▶ [GIVEN REQUEST] Take every line from the first down to the line with "const scaleMax = 4.27;" and set it down exactly, without the pictures.

▶ [SOURCE DATA]
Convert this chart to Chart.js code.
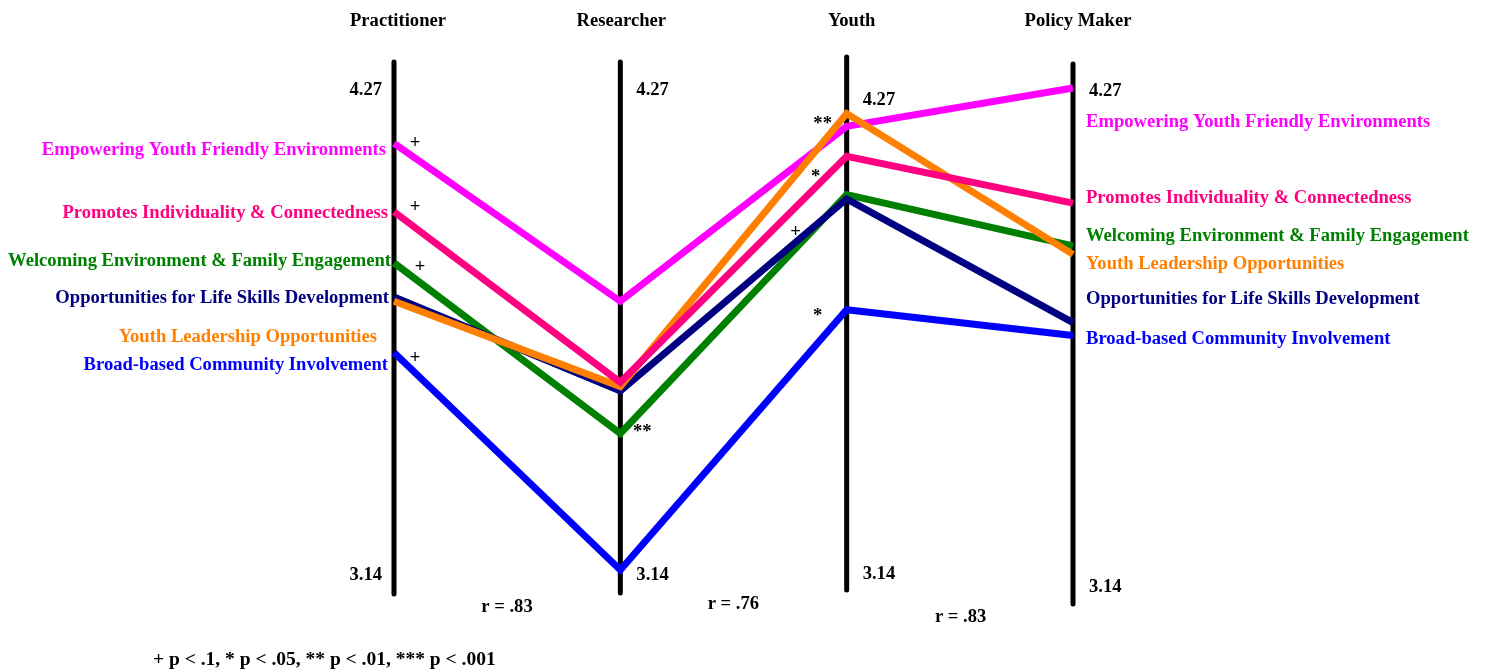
<!DOCTYPE html>
<html>
<head>
<meta charset="utf-8">
<script src="https://cdn.jsdelivr.net/npm/chart.js@4.4.1/dist/chart.umd.min.js"></script>
<style>
  html, body { margin: 0; padding: 0; background: #fff; }
  #wrap { width: 1487px; height: 670px; }
</style>
</head>
<body>
<div id="wrap"><canvas id="chart" width="1487" height="670"></canvas></div>
<script>
// stakeholder groups (one vertical axis each)
const groups = ['Practitioner', 'Researcher', 'Youth', 'Policy Maker'];
const scaleMin = 3.14;
const scaleMax = 4.27;

const seriesNames = [
  'Empowering Youth Friendly Environments',
  'Promotes Individuality & Connectedness',
  'Welcoming Environment & Family Engagement',
  'Opportunities for Life Skills Development',
  'Youth Leadership Opportunities',
  'Broad-based Community Involvement'
];
const seriesColors = ['#ff00ff', '#ff0080', '#008000', '#000080', '#ff8000', '#0000ff'];

// mean ratings per group, order follows `groups`
const empowering = [4.14, 3.77, 4.18, 4.27];
const promotes = [3.98, 3.58, 4.11, 4.00];
const welcoming = [3.86, 3.46, 4.02, 3.90];
const lifeSkills = [3.78, 3.56, 4.01, 3.72];
const leadership = [3.77, 3.57, 4.21, 3.88];
const community = [3.65, 3.14, 3.75, 3.69];
const seriesValues = [empowering, promotes, welcoming, lifeSkills, leadership, community];

// draw order: lower number ends up on top
const drawOrder = [3, 1, 5, 4, 2, 6];

const correlations = ['r = .83', 'r = .76', 'r = .83'];
const footnote = '+ p < .1, * p < .05, ** p < .01, *** p < .001';

const FONT = 'bold 18.6px "Liberation Serif", "Times New Roman", serif';

// decoration: axes, titles, tick labels, series labels, significance marks
const decorPlugin = {
  id: 'decor',
  beforeDatasetsDraw(chart) {
    const { ctx } = chart;
    const xs = chart.scales.x;
    // axis extents differ slightly per axis in the original
    const extents = [[62, 594], [62, 593], [57, 590], [64, 604]];
    ctx.save();
    ctx.strokeStyle = '#000';
    ctx.lineWidth = 5;
    ctx.lineCap = 'round';
    groups.forEach((g, i) => {
      const x = xs.getPixelForValue(i);
      ctx.beginPath();
      ctx.moveTo(x, extents[i][0]);
      ctx.lineTo(x, extents[i][1]);
      ctx.stroke();
    });
    ctx.restore();
  },
  afterDatasetsDraw(chart) {
    const { ctx } = chart;
    const xs = chart.scales.x;
    const px = groups.map((g, i) => xs.getPixelForValue(i));

    ctx.save();
    ctx.font = FONT;
    ctx.fillStyle = '#000';
    ctx.textBaseline = 'middle';

    // group titles
    ctx.textAlign = 'center';
    const titleDx = [4, 1, 5, 5];
    groups.forEach((g, i) => ctx.fillText(g, px[i] + titleDx[i], 21));

    // min / max tick labels
    const topY = [90, 90, 100, 91];
    const botY = [575, 575, 574, 587];
    groups.forEach((g, i) => {
      if (i === 0) {
        ctx.textAlign = 'right';
        ctx.fillText(scaleMax.toFixed(2), px[i] - 12, topY[i]);
        ctx.fillText(scaleMin.toFixed(2), px[i] - 12, botY[i]);
      } else {
        ctx.textAlign = 'left';
        ctx.fillText(scaleMax.toFixed(2), px[i] + 16, topY[i]);
        ctx.fillText(scaleMin.toFixed(2), px[i] + 16, botY[i]);
      }
    });

    // series labels left of first axis and right of last axis
    const leftY = [150, 213, 261, 298, 337, 365];
    const leftDx = [-8, -6, -3, -5, -17, -6];
    const rightY = [122, 198, 236, 299, 264, 339];
    seriesNames.forEach((name, s) => {
      ctx.fillStyle = seriesColors[s];
      ctx.textAlign = 'right';
      ctx.fillText(name, px[0] + leftDx[s], leftY[s]);
      ctx.textAlign = 'left';
      ctx.fillText(name, px[3] + 13, rightY[s]);
    });

    // significance marks
    ctx.fillStyle = '#000';
    ctx.textAlign = 'center';
    const marks = [
      ['+', px[0] + 21, 143], ['+', px[0] + 21, 207], ['+', px[0] + 26, 267], ['+', px[0] + 21, 358],
      ['**', px[1] + 22, 432],
      ['**', px[2] - 24, 124], ['*', px[2] - 31, 177], ['+', px[2] - 51, 232], ['*', px[2] - 29, 316]
    ];
    marks.forEach(([t, x, y]) => ctx.fillText(t, x, y));

    // correlations between adjacent groups
    const rY = [607, 604, 617];
    const rDx = [113, 113, 114];
    correlations.forEach((r, i) => ctx.fillText(r, px[i] + rDx[i], rY[i]));

    ctx.textAlign = 'left';
    ctx.font = 'bold 19.5px "Liberation Serif", "Times New Roman", serif';
    ctx.fillText(footnote, 153, 660);
    ctx.restore();
  }
};

new Chart(document.getElementById('chart'), {
  type: 'line',
  data: {
    labels: groups,
    datasets: seriesNames.map((name, s) => ({
      label: name,
      data: seriesValues[s],
      borderColor: seriesColors[s],
      backgroundColor: seriesColors[s],
      borderWidth: 7,
      borderJoinStyle: 'miter',
      borderCapStyle: 'butt',
      pointRadius: 0,
      tension: 0,
      fill: false,
      clip: false,
      order: drawOrder[s]
    }))
  },
  options: {
    responsive: false,
    animation: false,
    layout: { padding: { left: 394, right: 414, top: 88, bottom: 100 } },
    plugins: {
      legend: { display: false },
      tooltip: { enabled: false }
    },
    scales: {
      x: { type: 'category', offset: false, display: false },
      y: { type: 'linear', min: scaleMin, max: scaleMax, display: false }
    }
  },
  plugins: [decorPlugin]
});
</script>
</body>
</html>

▶ [CORRECT RESULT]
Convert this chart to Chart.js code.
<!DOCTYPE html>
<html>
<head>
<meta charset="utf-8">
<script src="https://cdn.jsdelivr.net/npm/chart.js@4.4.1/dist/chart.umd.min.js"></script>
<style>
  html, body { margin: 0; padding: 0; background: #fff; }
  #wrap { width: 1487px; height: 670px; }
</style>
</head>
<body>
<div id="wrap"><canvas id="chart" width="1487" height="670"></canvas></div>
<script>
// stakeholder groups (one vertical axis each)
const groups = ['Practitioner', 'Researcher', 'Youth', 'Policy Maker'];
const scaleMin = 3.14;
const scaleMax = 4.27;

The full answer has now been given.